For years I have felt an obligation to s**. Two obligations actually. The first was to give my husband s** and the second was to o***** with him. Problem was I rarely reached o*****. This mindset ate away at both of us.
He would touch and kiss and stroke and try to turn me on but it did not work. It did not excite me. He would get frustrated or angry and I would end up faking it.
He said he felt I was not willing to respond to him or at other times that he was less of a man because I was not able to get turned on by him.

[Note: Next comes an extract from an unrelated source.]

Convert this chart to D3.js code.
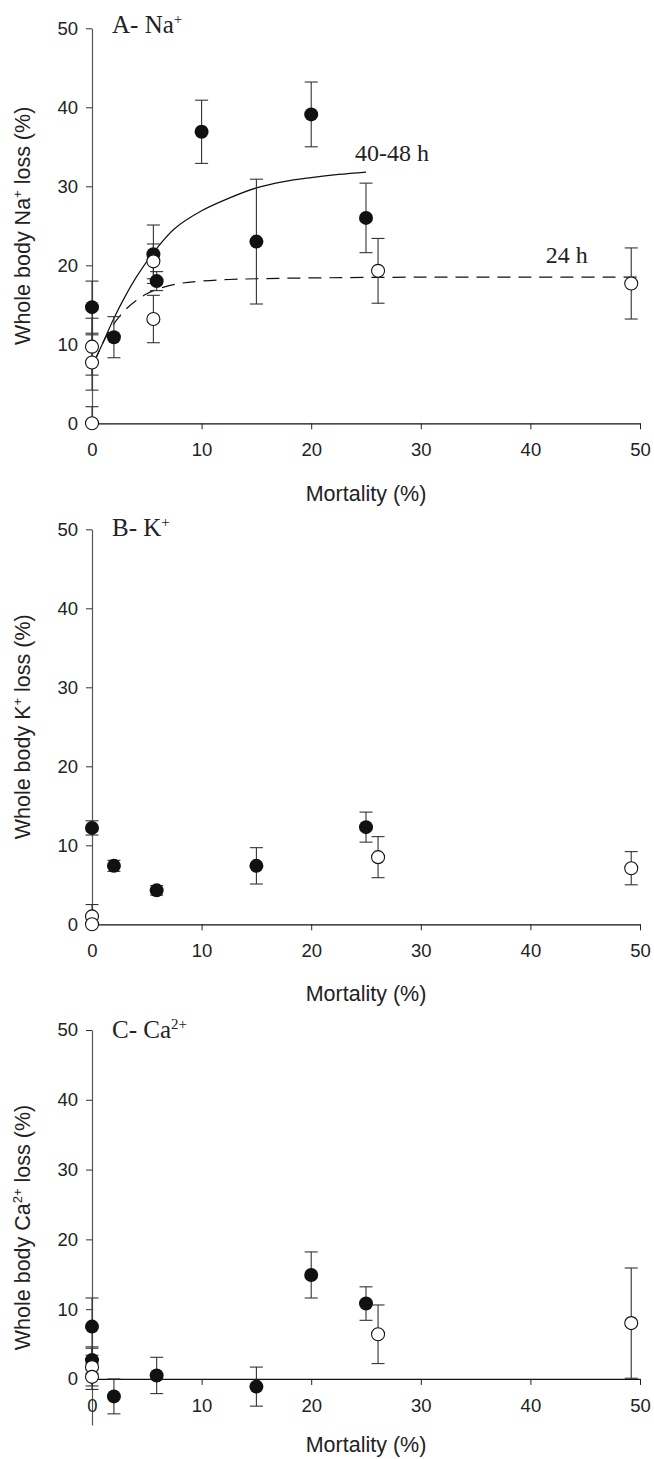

What did excite me was him enjoying me for s**. Sometimes I would say to him things like "Just use me for s**". Like I knew he loved me. For me there was a comfort in giving myself to him. I would encourage him that it was OK for him to have s** and o***** and me not o*****. I would say things like "Enjoy yourself" or "This is my present to you".
Anyway eventually I said to him that I get real comfort out of him having s** with me. No foreplay. No effort on his behalf. When and wherever he wanted it. I also said I fantasised about him tying me up and just having s** with me. Now he was hesitant. He has accepted that I don't o***** and that's OK. I don't think he really understands in a relating kind of way but he is enjoying being a bit rough and demanding. Every now and then he sort of back peddles a bit and sometimes he gets a bit rough or goes a little to far but actually I enjoy deep down that he has had fun.
Pretty weird hey.
I do get to o***** but it is only when I am really relaxed like on holidays and usually just using my fingers on myself.